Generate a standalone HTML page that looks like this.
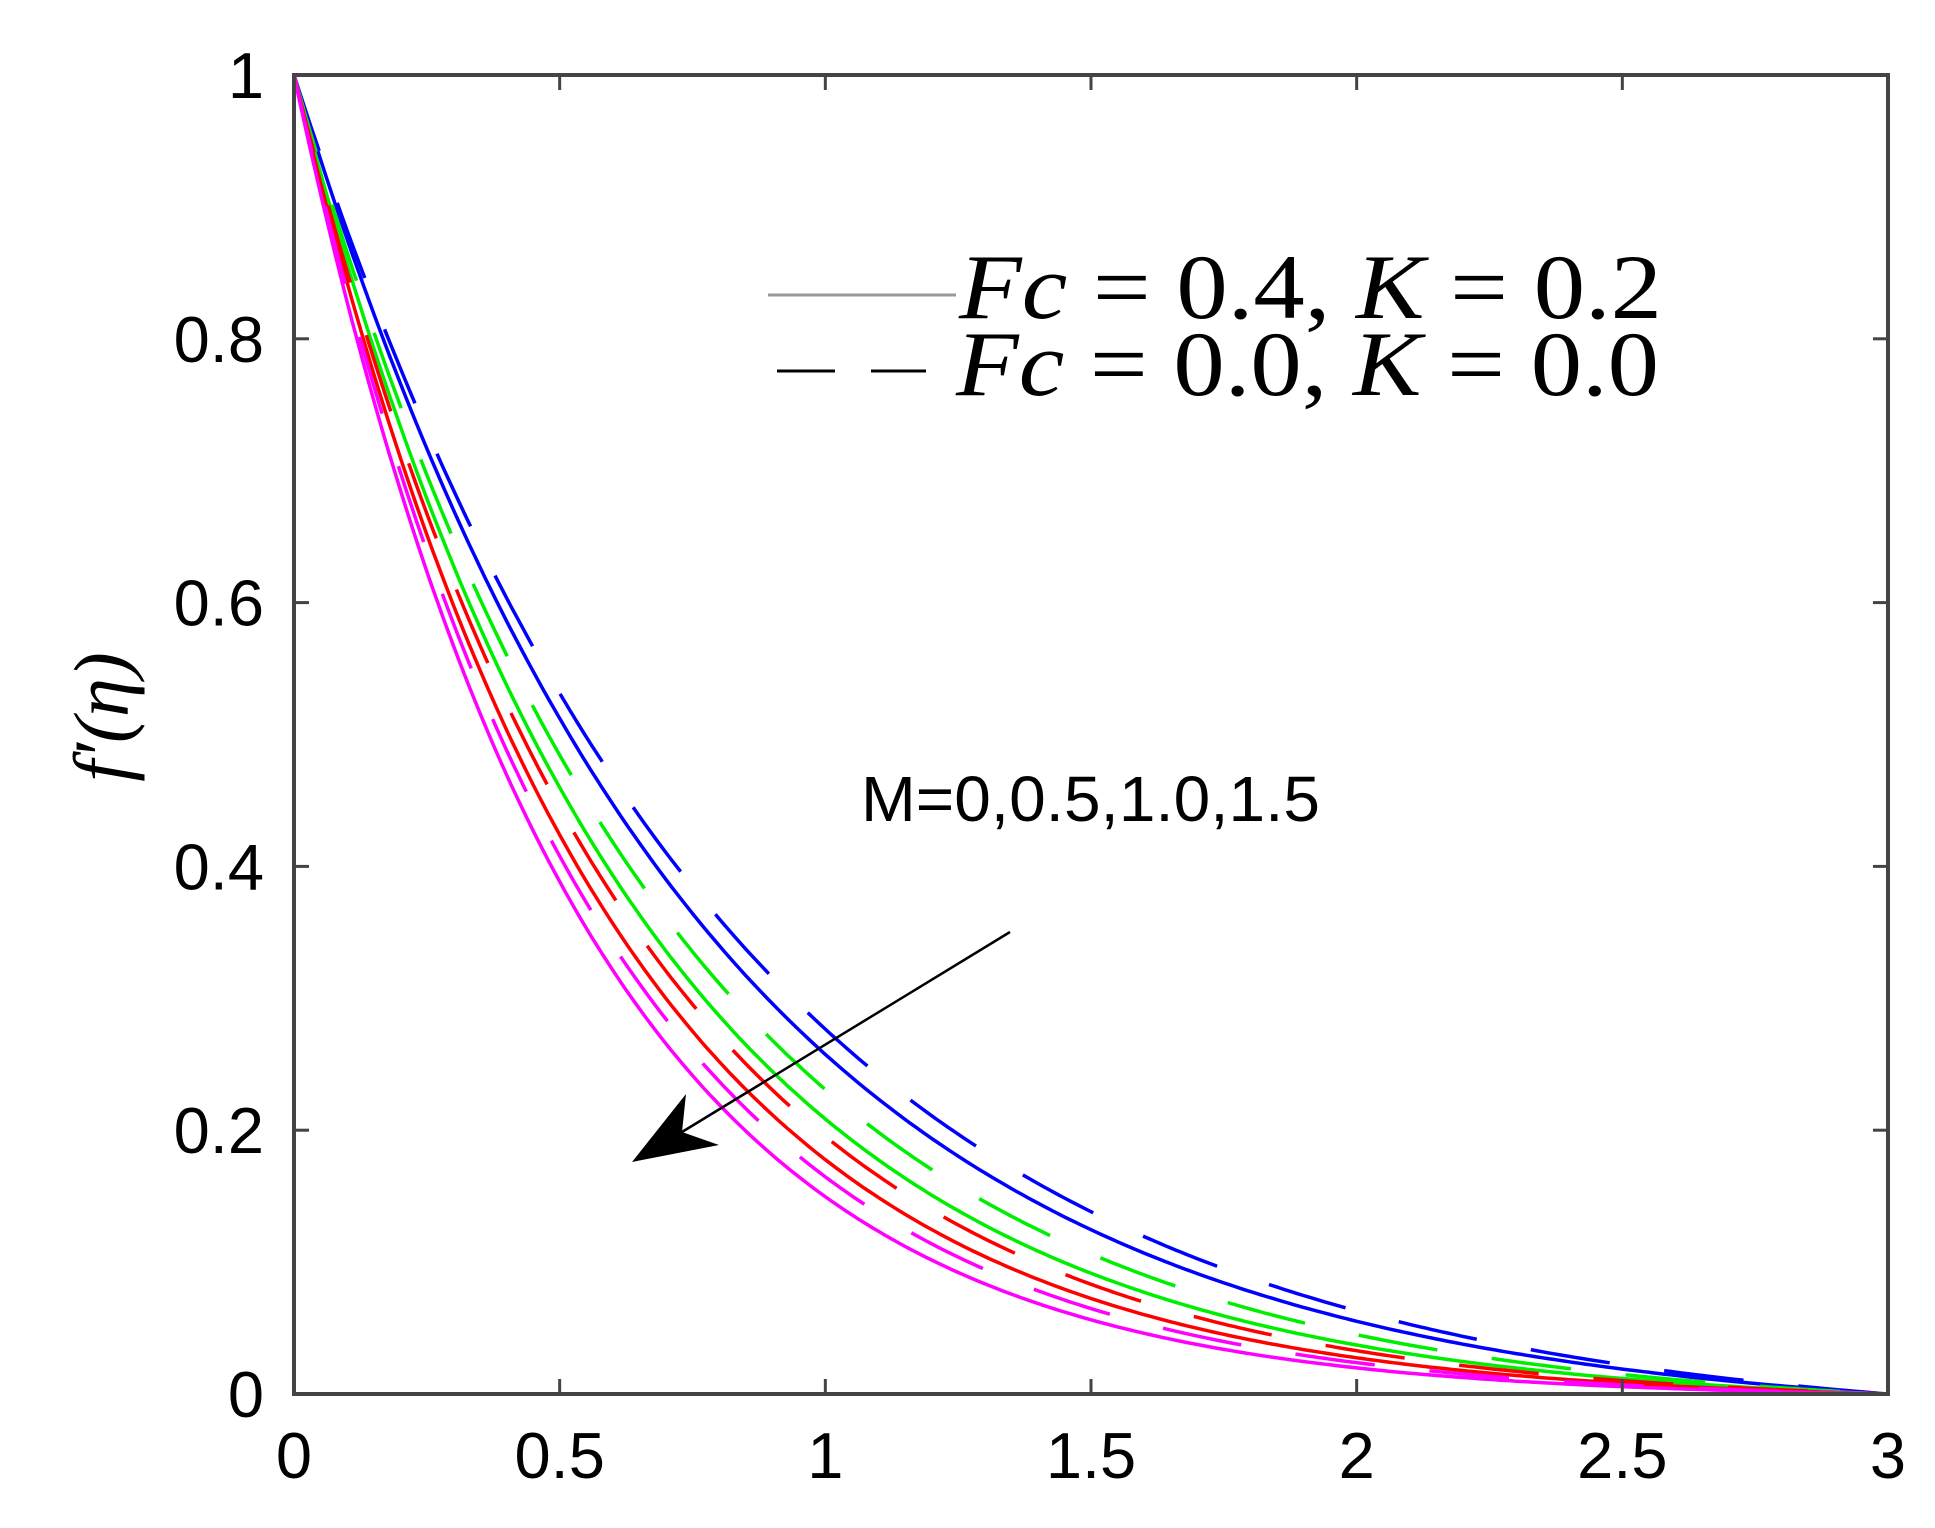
<!DOCTYPE html>
<html><head><meta charset="utf-8"><style>html,body{margin:0;padding:0;background:#fff}svg{display:block}</style></head>
<body>
<svg id="s" width="1935" height="1528" xmlns="http://www.w3.org/2000/svg">
<g id="curves" fill="none" stroke-width="3.5"></g>
<rect x="294" y="75" width="1594" height="1319" fill="none" stroke="#444" stroke-width="4"/>
<g id="ticks" stroke="#444" stroke-width="3"></g>
<g font-family="Liberation Sans, Arial, sans-serif" font-size="65" fill="#000" id="labels"></g>
<text transform="translate(128,717) rotate(-90)" text-anchor="middle" font-family="Liberation Serif, serif" font-style="italic" font-size="78">f′(η)</text>
<line x1="768" y1="295" x2="956" y2="295" stroke="#999" stroke-width="3"/>
<line x1="777" y1="371" x2="835" y2="371" stroke="#000" stroke-width="3"/>
<line x1="871" y1="371" x2="926" y2="371" stroke="#000" stroke-width="3"/>
<text x="959" y="318" font-family="Liberation Serif, serif" font-size="92" textLength="703" lengthAdjust="spacingAndGlyphs"><tspan font-style="italic">Fc</tspan> = 0.4, <tspan font-style="italic">K</tspan> = 0.2</text>
<text x="956" y="395" font-family="Liberation Serif, serif" font-size="92" textLength="703" lengthAdjust="spacingAndGlyphs"><tspan font-style="italic">Fc</tspan> = 0.0, <tspan font-style="italic">K</tspan> = 0.0</text>
<text x="861" y="821" font-family="Liberation Sans, Arial, sans-serif" font-size="64" textLength="459" lengthAdjust="spacingAndGlyphs">M=0,0.5,1.0,1.5</text>
<line x1="1010" y1="932" x2="682" y2="1132" stroke="#000" stroke-width="2.5"/>
<polygon points="632,1162 686,1094 682,1132 719,1145" fill="#000"/>
</svg>
<script>
(function(){
var ns="http://www.w3.org/2000/svg";
var X0=294,X1=1888,Y0=1394,H=1319;
function px(x){return X0+(X1-X0)*x/3}
function py(v){return Y0-H*v}
var series=[["#0000ff",1.3,0],["#0000ff",1.22,1],["#00ee00",1.53,0],["#00ee00",1.42,1],["#ff0000",1.7,0],["#ff0000",1.6,1],["#ff00ff",1.88,0],["#ff00ff",1.78,1]];
var g=document.getElementById("curves");
series.forEach(function(s){
 var a=s[1],d="",e3=Math.exp(-3*a);
 for(var i=0;i<=300;i++){var x=i/100;var v=(Math.exp(-a*x)-e3)/(1-e3);d+=(i?"L":"M")+px(x).toFixed(1)+","+py(v).toFixed(1);}
 var p=document.createElementNS(ns,"path");p.setAttribute("d",d);p.setAttribute("stroke",s[0]);
 if(s[2])p.setAttribute("stroke-dasharray","80 55");
 g.appendChild(p);
});
var t=document.getElementById("ticks"),L=document.getElementById("labels");
function ln(a,b,c,d){var l=document.createElementNS(ns,"line");l.setAttribute("x1",a);l.setAttribute("y1",b);l.setAttribute("x2",c);l.setAttribute("y2",d);t.appendChild(l);}
function tx(x,y,s,anc){var e=document.createElementNS(ns,"text");e.setAttribute("x",x);e.setAttribute("y",y);e.setAttribute("text-anchor",anc);e.textContent=s;L.appendChild(e);}
var xl=["0","0.5","1","1.5","2","2.5","3"];
for(var i=0;i<7;i++){var x=px(i*0.5);ln(x,Y0,x,Y0-15);ln(x,75,x,90);tx(x,1478,xl[i],"middle");}
var yl=["0","0.2","0.4","0.6","0.8","1"];
for(var j=0;j<6;j++){var y=py(j*0.2);ln(X0,y,X0+15,y);ln(X1,y,X1-15,y);tx(264,y+23,yl[j],"end");}
})();
</script>
</body></html>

*What is being asked*
Repeat the data exactly, excluding the pictures.

*Worked solution*
Generate a standalone HTML page that looks like this.
<!DOCTYPE html>
<html><head><meta charset="utf-8"><style>html,body{margin:0;padding:0;background:#fff}svg{display:block}</style></head>
<body>
<svg id="s" width="1935" height="1528" xmlns="http://www.w3.org/2000/svg">
<g id="curves" fill="none" stroke-width="3.5"></g>
<rect x="294" y="75" width="1594" height="1319" fill="none" stroke="#444" stroke-width="4"/>
<g id="ticks" stroke="#444" stroke-width="3"></g>
<g font-family="Liberation Sans, Arial, sans-serif" font-size="65" fill="#000" id="labels"></g>
<text transform="translate(128,717) rotate(-90)" text-anchor="middle" font-family="Liberation Serif, serif" font-style="italic" font-size="78">f′(η)</text>
<line x1="768" y1="295" x2="956" y2="295" stroke="#999" stroke-width="3"/>
<line x1="777" y1="371" x2="835" y2="371" stroke="#000" stroke-width="3"/>
<line x1="871" y1="371" x2="926" y2="371" stroke="#000" stroke-width="3"/>
<text x="959" y="318" font-family="Liberation Serif, serif" font-size="92" textLength="703" lengthAdjust="spacingAndGlyphs"><tspan font-style="italic">Fc</tspan> = 0.4, <tspan font-style="italic">K</tspan> = 0.2</text>
<text x="956" y="395" font-family="Liberation Serif, serif" font-size="92" textLength="703" lengthAdjust="spacingAndGlyphs"><tspan font-style="italic">Fc</tspan> = 0.0, <tspan font-style="italic">K</tspan> = 0.0</text>
<text x="861" y="821" font-family="Liberation Sans, Arial, sans-serif" font-size="64" textLength="459" lengthAdjust="spacingAndGlyphs">M=0,0.5,1.0,1.5</text>
<line x1="1010" y1="932" x2="682" y2="1132" stroke="#000" stroke-width="2.5"/>
<polygon points="632,1162 686,1094 682,1132 719,1145" fill="#000"/>
</svg>
<script>
(function(){
var ns="http://www.w3.org/2000/svg";
var X0=294,X1=1888,Y0=1394,H=1319;
function px(x){return X0+(X1-X0)*x/3}
function py(v){return Y0-H*v}
var series=[["#0000ff",1.3,0],["#0000ff",1.22,1],["#00ee00",1.53,0],["#00ee00",1.42,1],["#ff0000",1.7,0],["#ff0000",1.6,1],["#ff00ff",1.88,0],["#ff00ff",1.78,1]];
var g=document.getElementById("curves");
series.forEach(function(s){
 var a=s[1],d="",e3=Math.exp(-3*a);
 for(var i=0;i<=300;i++){var x=i/100;var v=(Math.exp(-a*x)-e3)/(1-e3);d+=(i?"L":"M")+px(x).toFixed(1)+","+py(v).toFixed(1);}
 var p=document.createElementNS(ns,"path");p.setAttribute("d",d);p.setAttribute("stroke",s[0]);
 if(s[2])p.setAttribute("stroke-dasharray","80 55");
 g.appendChild(p);
});
var t=document.getElementById("ticks"),L=document.getElementById("labels");
function ln(a,b,c,d){var l=document.createElementNS(ns,"line");l.setAttribute("x1",a);l.setAttribute("y1",b);l.setAttribute("x2",c);l.setAttribute("y2",d);t.appendChild(l);}
function tx(x,y,s,anc){var e=document.createElementNS(ns,"text");e.setAttribute("x",x);e.setAttribute("y",y);e.setAttribute("text-anchor",anc);e.textContent=s;L.appendChild(e);}
var xl=["0","0.5","1","1.5","2","2.5","3"];
for(var i=0;i<7;i++){var x=px(i*0.5);ln(x,Y0,x,Y0-15);ln(x,75,x,90);tx(x,1478,xl[i],"middle");}
var yl=["0","0.2","0.4","0.6","0.8","1"];
for(var j=0;j<6;j++){var y=py(j*0.2);ln(X0,y,X0+15,y);ln(X1,y,X1-15,y);tx(264,y+23,yl[j],"end");}
})();
</script>
</body></html>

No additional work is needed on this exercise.